Sometimes wonderkids fulfil their potential and reach the top. Other times, the deadly grip of expectation becomes too much for them, and they fail to live up to what was promised by their apparent talent.
A player like Messi belongs to the first category. Touted as Argentina’s saviour from a very young age, the little striker is now generally regarded as the best player in the world.
A player like Bojan Krkic, Messi’s team mate at Barcelona, belongs to the second category. He too was believed to have the potential to become the best. After spending a season at Ajax on loan, he is now unsure of his future.
The Belgian national team is, of course, full of young, talented players, and out of all them, perhaps Kevin de Bruyne is the player most deserving of the "wonderkid" label.
But even though he’s been playing top-level football for a few years now, it is still unclear to which category the former Chelsea player belongs.
Enter the World Cup in Brazil, where De Bruyne will get a chance to leave his journeyman days behind him and finally join the rest of the world's wonderkids-turned-superstars.
It would be the end of a journey that started in early 2012, when De Bruyne moved to Chelsea from Belgian side Genk for a reported fee of around £7 million, as per Sky Sports.
Stepping into the limelight of Premier League football, De Bruyne was immediately hailed as an amazing prospect. But football has a knack of proving age-old cliches to be true, and thus it turned out that great pressure came with the great expectations attached to De Bruyne’s transfer.
De Bruyne did not get much of a chance in Chelsea’s first team before he was loaned out to Werder Bremen in Germany. There, he seemingly made a good impression on Jose Mourinho, who had just returned to Chelsea.
Undoubtedly under the impression he had managed to prove himself, De Bruyne returned to London. But once again, he didn’t get much playing time.
In January 2014, De Bruyne left Chelsea and joined German side Wolfsburg for a reported fee of €20 million, as per The Guardian.
There De Bruyne seemed to free himself from the shackles that kept him from getting the playing time a youngster needs. At Wolfsburg, the playmaker’s potential finally got a chance to truly blossom.
Meanwhile, it seemed like Belgium boss Marc Wilmots had never lost his faith in De Bruyne. Making regular appearances in the Belgian national team, De Bruyne became a pivotal player in the team Wilmots was forging to take part in the World Cup in Brazil.
During Belgium’s preparatory friendlies, the "Rode Duivels" experimented with different players, but De Bruyne was given ample playing time. Functioning as a No. 10, he was given the creative freedom he needed to truly show his qualities.
When Eden Hazard cut inside from the left wing, De Bruyne would drift out wide, giving midfielders like Moussa Dembele and Marouane Fellaini the opportunity to bomb forward from behind him.
Against Luxembourg, Sweden and Tunisia, De Bruyne’s positional awareness and tactical intelligence impressed the most.

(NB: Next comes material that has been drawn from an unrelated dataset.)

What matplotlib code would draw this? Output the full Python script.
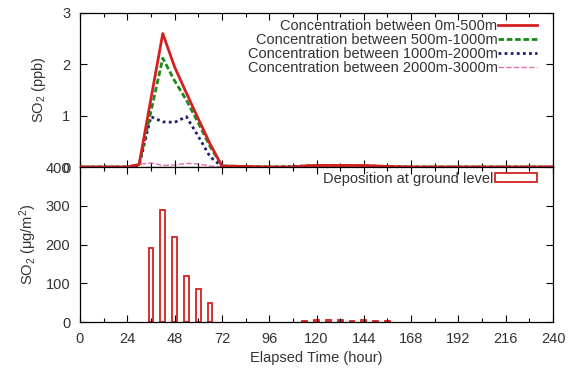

No wonder Wilmots built his Belgian side around the playmaker.
At the World Cup, a lot is expected of the young Belgian team. Some analysts are even tipping Belgium as dark horses to win the tournament.
As one of their key men, De Bruyne will undeniably play a crucial role in his country’s campaign. After a successful second half of the 2013-14 season at Wolfsburg, the playmaker must now do it on world football’s biggest stage.
And with Belgium’s fluid midfield seemingly built around him, the conditions are perfect for De Bruyne to do just that.
At the World Cup, he’ll finally get the chance to show the world that the "wonderkid" label was not just an empty promise.